В первые десятилетия девятнадцатого века сахарное сырье приносило Кубе столько дохода, что лишь немногие плантаторы и производители сахара даже задумывались о том, не стоит ли им в качестве побочного производства в дополнение к операциям с сахаром выпускать еще и ром. Строго говоря, кубинские сахарозаводчики параллельно с выращиванием сахарного тростника гнали своего рода примитивный ром или aguardiente (от agua ardiente, «огненная вода» — подобно английскому brandy, французскому eau-de-vie и итальянскому aquavite). Практически при каждом сахарном заводе на Кубе была своя небольшая винокурня — иногда простенький перегонный куб, прикрытый от дождя жестяным навесом. Но в целом производство рома на Кубе было развито настолько плохо, что кубинский ром стоил в несколько раз дешевле более известных ромов с Ямайки, Барбадоса и Мартиники. Мануэль Морено Фрагинальс, дуайен историографов кубинского сахара, проштудировав практически все, что было написано о кубинском роме в первые годы девятнадцатого века, пришел к выводу, что даже лучшие его разновидности, как считалось, обладали «неприятным привкусом и запахом плесени». На самой Кубе местный ром продавали прямо из бочонков в дешевых тавернах для рабочей бедноты и на уличных pulperías — прилавках под открытым небом, которые устанавливались у дверей домов или на людных углах и были лишь ступенью выше тележки уличного торговца. Братья Бакарди были респектабельными коммерсантами и не торговали в своих магазинах низкопробным кубинским ромом.

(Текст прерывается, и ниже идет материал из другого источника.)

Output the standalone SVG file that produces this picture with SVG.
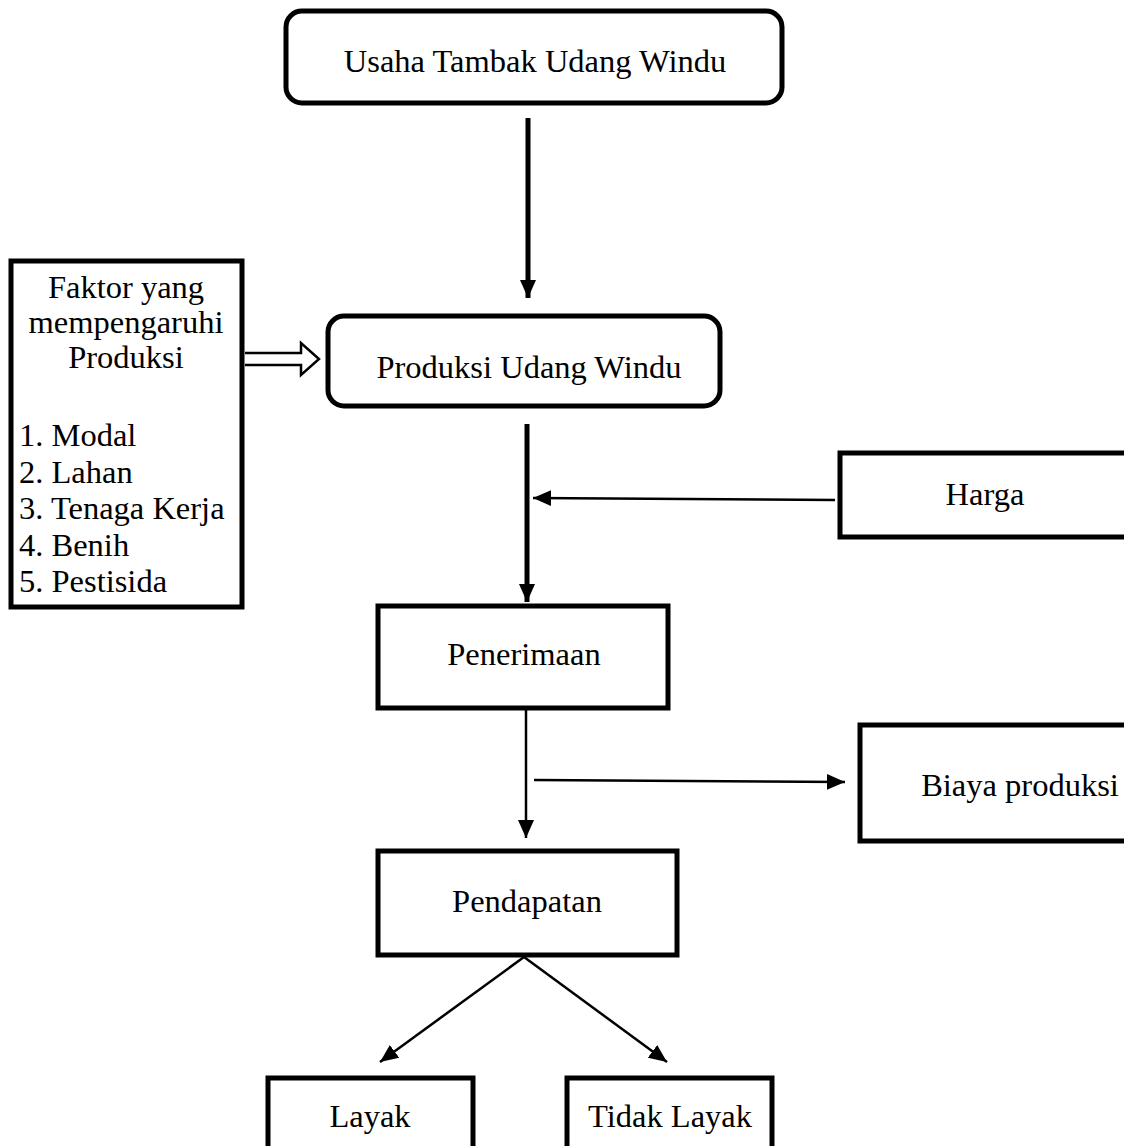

Отчасти низкое качество кубинского рома объясняется тем, что Кубе недоставало многолетних традиций изготовления рома, которыми славились другие «сахарные острова», сумевшие позаимствовать богатейший опыт и отточенные технологии английских и французских винокуров. Кроме того, на него повлияли и пуританские установки испанской короны, которая много лет официально запрещала производить ром на Кубе, объясняя это заботой о здоровье и нравственности простых людей. В конце концов испанские власти сняли ограничения на производство рома, но это было только в 1796 году, когда другие производители рома уже намного опередили Кубу.
Даже в 1850 году производство рома на Кубе по-прежнему оставалось на зачаточном уровне. Мелассу разводили водой и оставляли бродить в чанах. Дрожжи — они или размножались в мелассе естественным образом, или их добавляли в смесь, — превращали сахара, содержавшиеся в мелассе, в спирты. Несколько дней спустя перебродившие «помои» — так называли эту жидкость — заливали в перегонный куб, а зачастую просто в большой медный чайник или котел над огнем. При подогреве спирты в перебродившей смеси испарялись быстрее, чем прочая жидкость, поскольку температура кипения у спирта ниже, чем у воды. Спиртовой пар по трубке поступал во вторую емкость, где он охлаждался и конденсировался. Несколько более чистый спирт получался при повторной перегонке. Холодная прозрачная жидкость, капавшая в результате из трубки, и была самой грубой разновидностью рома — aguardiente. Aguardiente был очень крепким — 85 процентов чистого спирта. Примочки из aguardiente, как считалось, снимали головную боль и способствовали заживлению ран. Кубинцы мыли в aguardiente руки, протирали им лицо как очищающим лосьоном. Просто им не нравился его вкус.